Some of the most positive news stories to emerge during these difficult times have been the stories that showcase the ingenuity and sheer gumption of the worldwide community and their willingness to work collaboratively to drive the response and find solutions – whether by 3D printing components for much needed PPE or cross-national cohorts of scientists working together to understand the science or to work towards developing a vaccine.

Mit Patel, Managing Director, Netstar explains how we can earn from their example to break down barriers and work more collaboratively and with greater pace and agility in our own working lives?

The role of IT & technology

For those of us lucky enough to be able to work from home during this time of crisis, technology has been the number one enabler.

Perhaps the steepest learning curve has been the video conference: perfecting the etiquette for “I think you’re on mute” and the right facial expression for those terrible few seconds it takes to close the call are some of the most universal “first world problems” of the pandemic.

Now we’re finally mastering these challenges, will we find it difficult to say goodbye to them?

It’s interesting to note that those firms that had already invested in enabling staff to work from home have found the transition less difficult.

Of course, it makes sense that the sudden new WFH life would be easier for those firms that had already given staff their own laptops which complied with corporate standards, had the necessary security tools in place, were recognised by the corporate network and could connect via RDS.  For those firms that had set up RDS access for remote workers.  For those firms that had rules and technology and processes in place to support their people who wanted more flexible working practices.  And it is they who have hit the ground running.

Others have struggled to catch up: allowing staff to pick the video conferencing technology – when experts have warned repeatedly about the security issues for apps like Zoom.  Wondering how to give staff network access without compromising security.  Or not giving staff simple advice such as: voice-activated assistants shouldn’t be in the same room where you’re hosting a business call if we’re going to comply with our data security policy!

Doing things differently in the future

In a strange way, the pursuit of more progressive working practices, of striving to enable staff to work more flexibly and to achieve a better work-life balance has reaped unexpected benefits.

We know that working from home can make staff more productive, help to ease feelings of stress and burn out, and boost job satisfaction.  But we could never have imagined that giving staff the tools to do it could possibly be enabling the new WFH reality in the way it is.

Will it be hard to return the genie back to the lamp when life eventually returns to normal?

Will we even want to?

How many of us will realise that we quite like working from home actually?  How many bosses will realise that locking staff to a desk in an office for a set number of hours each day is no indicator of productivity?

There would be fewer commutes, less pollution from traffic, fewer domestic and international flights made – the change might not only be good for staff who want flexible working, and for productivity, but also for the environment.

How should we be rethinking IT?

Can we learn anything from the advantages that progressive employers have enjoyed over the last few months?
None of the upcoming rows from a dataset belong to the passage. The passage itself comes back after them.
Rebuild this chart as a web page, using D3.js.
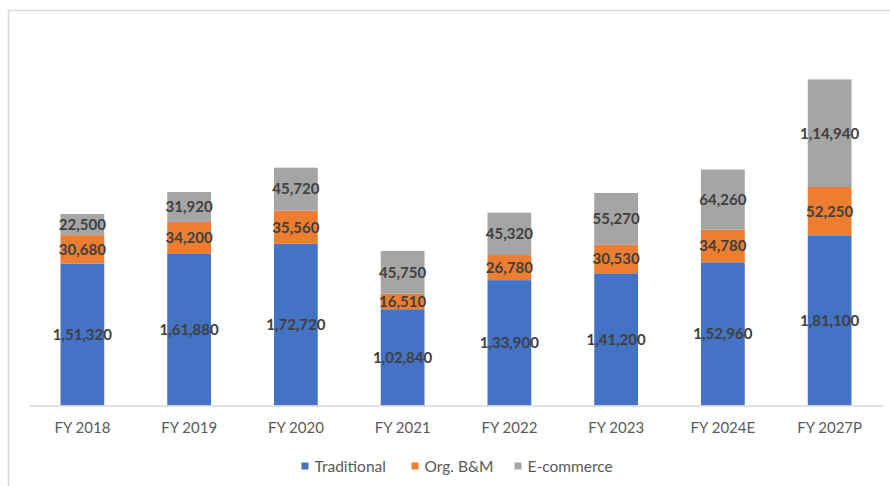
<!DOCTYPE html>
<html><head><meta charset="utf-8">
<script src="https://cdn.jsdelivr.net/npm/d3@7"></script>
<style>
html,body{margin:0;padding:0;background:#fff;}
svg{display:block;font-family:Lato,"Open Sans",sans-serif;}
</style></head>
<body><svg id="chart" width="890" height="486"></svg>
<script>
const categories = ["FY 2018","FY 2019","FY 2020","FY 2021","FY 2022","FY 2023","FY 2024E","FY 2027P"];
const traditional = [151320,161880,172720,102840,133900,141200,152960,181100];
const orgBM = [30680,34200,35560,16510,26780,30530,34780,52250];
const ecommerce = [22500,31920,45720,45750,45320,55270,64260,114940];
const seriesNames = ["Traditional","Org. B&M","E-commerce"];
const colors = ["#4472C4","#ED7D31","#A5A5A5"];

const fmt = v => v.toLocaleString("en-IN");
const svg = d3.select("#chart");

// chart frame
svg.append("path").attr("d","M8.5,486 V10.5 H890").attr("fill","none").attr("stroke","#D9D9D9").attr("stroke-width",1.5);

const x = d3.scaleBand().domain(categories).range([29,883]).paddingInner(0.59).paddingOuter(0.295);
const y = d3.scaleLinear().domain([0,400000]).range([405.5,31]);

const rows = categories.map((c,i)=>({cat:c, "Traditional":traditional[i], "Org. B&M":orgBM[i], "E-commerce":ecommerce[i]}));
const stack = d3.stack().keys(seriesNames)(rows);

stack.forEach((s,si)=>{
  const g = svg.append("g");
  g.selectAll("rect").data(s).enter().append("rect")
    .attr("x",d=>x(d.data.cat)).attr("width",x.bandwidth())
    .attr("y",d=>y(d[1])).attr("height",d=>y(d[0])-y(d[1]))
    .attr("fill",colors[si]);
});
stack.forEach((s,si)=>{
  svg.append("g").selectAll("text").data(s).enter().append("text")
    .attr("x",d=>x(d.data.cat)+x.bandwidth()/2)
    .attr("y",d=>(y(d[0])+y(d[1]))/2)
    .attr("dy","0.36em").attr("text-anchor","middle")
    .attr("font-size",15).attr("font-weight",700).attr("fill","#404040")
    .text(d=>fmt(d[1]-d[0]));
});

// axis
const ax = svg.append("g").attr("transform","translate(0,405.5)").call(d3.axisBottom(x).tickSize(0).tickPadding(17));
ax.select(".domain").attr("stroke","#D9D9D9").attr("stroke-width",1.5);
ax.selectAll("text").attr("font-size",15).attr("fill","#595959").attr("font-family","Lato,'Open Sans',sans-serif");

// legend
const legX = [301.5,411.5,514.5];
const leg = svg.append("g");
seriesNames.forEach((n,i)=>{
  leg.append("rect").attr("x",legX[i]).attr("y",462.5).attr("width",7).attr("height",7).attr("fill",colors[i]);
  leg.append("text").attr("x",legX[i]+13).attr("y",466).attr("dy","0.36em").attr("font-size",15.5).attr("fill","#595959").text(n);
});
</script></body></html>
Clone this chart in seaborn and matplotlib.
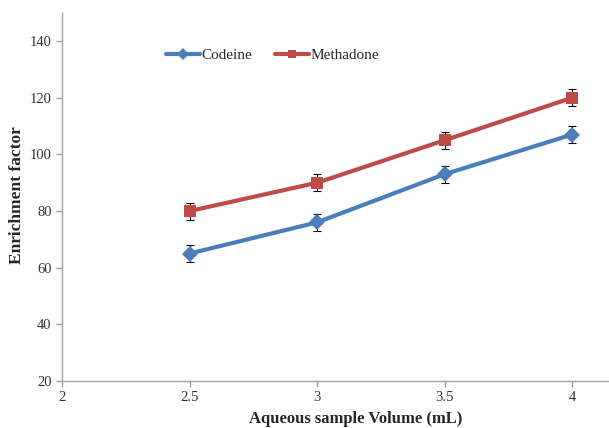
import pandas as pd
import matplotlib
matplotlib.use("Agg")
import matplotlib.pyplot as plt
import seaborn as sns

# dados
volume = [2.5, 3.0, 3.5, 4.0]
codeine = [65, 76, 93, 107]
methadone = [80, 90, 105, 120]
codeine_err = [3, 3, 3, 3]
methadone_err = [3, 3, 3, 3]

sns.set_style("white")
plt.rcParams['font.family'] = ['Liberation Serif', 'DejaVu Serif']

df = pd.DataFrame({
    "volume": volume * 2,
    "ef": codeine + methadone,
    "droga": ["Codeine"] * 4 + ["Methadone"] * 4,
})

fig = plt.figure(figsize=(6.09, 4.28), dpi=100)
ax = fig.add_axes([0.102, 0.110, 0.898, 0.860])

cores = {"Codeine": "#4A7EBB", "Methadone": "#BE4B48"}

# barras de erro primeiro, linhas por cima
ax.errorbar(volume, codeine, yerr=codeine_err, fmt="none", ecolor="black",
            elinewidth=0.8, capsize=3, capthick=0.8, zorder=2)
ax.errorbar(volume, methadone, yerr=methadone_err, fmt="none", ecolor="black",
            elinewidth=0.8, capsize=3, capthick=0.8, zorder=2)

sns.lineplot(data=df, x="volume", y="ef", hue="droga", style="droga",
             markers={"Codeine": "D", "Methadone": "s"}, dashes=False,
             palette=cores, linewidth=3, markersize=8, markeredgewidth=0,
             ax=ax, zorder=3)

ax.set_xlim(2, 4.145)
ax.set_ylim(20, 150)
ax.set_xticks([2, 2.5, 3, 3.5, 4])
ax.set_xticklabels(["2", "2.5", "3", "3.5", "4"])
ax.set_yticks([20, 40, 60, 80, 100, 120, 140])

ax.set_xlabel("Aqueous sample Volume (mL)", fontsize=12, fontweight="bold", va="center")
ax.set_ylabel("Enrichment factor", fontsize=12.5, fontweight="bold", va="center")
ax.xaxis.set_label_coords(0.537, -0.103)
ax.yaxis.set_label_coords(-0.082, 0.505)

for lado in ["top", "right"]:
    ax.spines[lado].set_visible(False)
for lado in ["left", "bottom"]:
    ax.spines[lado].set_color("#A0A0A0")
    ax.spines[lado].set_linewidth(1)
ax.tick_params(axis="both", direction="out", length=4, width=1, color="#A0A0A0",
               labelsize=10.5, labelcolor="#333333", left=True, bottom=True)

handles, labels = ax.get_legend_handles_labels()
ax.legend(handles, labels, loc="upper left", bbox_to_anchor=(0.165, 0.94), ncol=2,
          frameon=False, fontsize=11, handlelength=2.2, handletextpad=0.1,
          columnspacing=1.5, markerscale=0.8)

plt.savefig("out.png", dpi=100)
While everyone else struggled to get all their staff set up at home, and then downloading the essential Office tools andusing the Teams app, they breezed on – business not as normal, but at least without too much disruption.

What if the laggards applied this progressive, forward-thinking approach to other IT challenges?  And became more proactive about our approach to security?  More aggressive in their threat discovery and management policies?  More immediate with patching, even?

Or perhaps treating asset management more strategically so that businesses avoid the costs of unnecessary downtime?

What if you stopped thinking about IT as a reactive service there to fix things when they go wrong, and began thinking about it as a proactive service?  One that really holds the key to transforming business for the better and making it more future proof – whatever that future holds?

It would mean new, more collaborative and dynamic relationships between companies and their IT partners.  One that is focused on strategic goals and that isn’t afraid to be disruptive.

In this way, companies and their IT partners can begin collaborating intensively on new business challenges; something we could probably all benefit from at the moment.

Here at Netstar, we’ve always worked proactively, and we haven’t been afraid to challenge our clients when we identify an opportunity to do things better.  But even we realise that there are enough business challenges arising from the current pandemic that could benefit from creative technology solutions right now.

When we finally get through the other side of this pandemic – and we will get through it, eventually – will we take this opportunity to do things differently from now on?

It’s possible that the experience of working from home under lockdown could change the way we do business forever – and, hopefully, for good.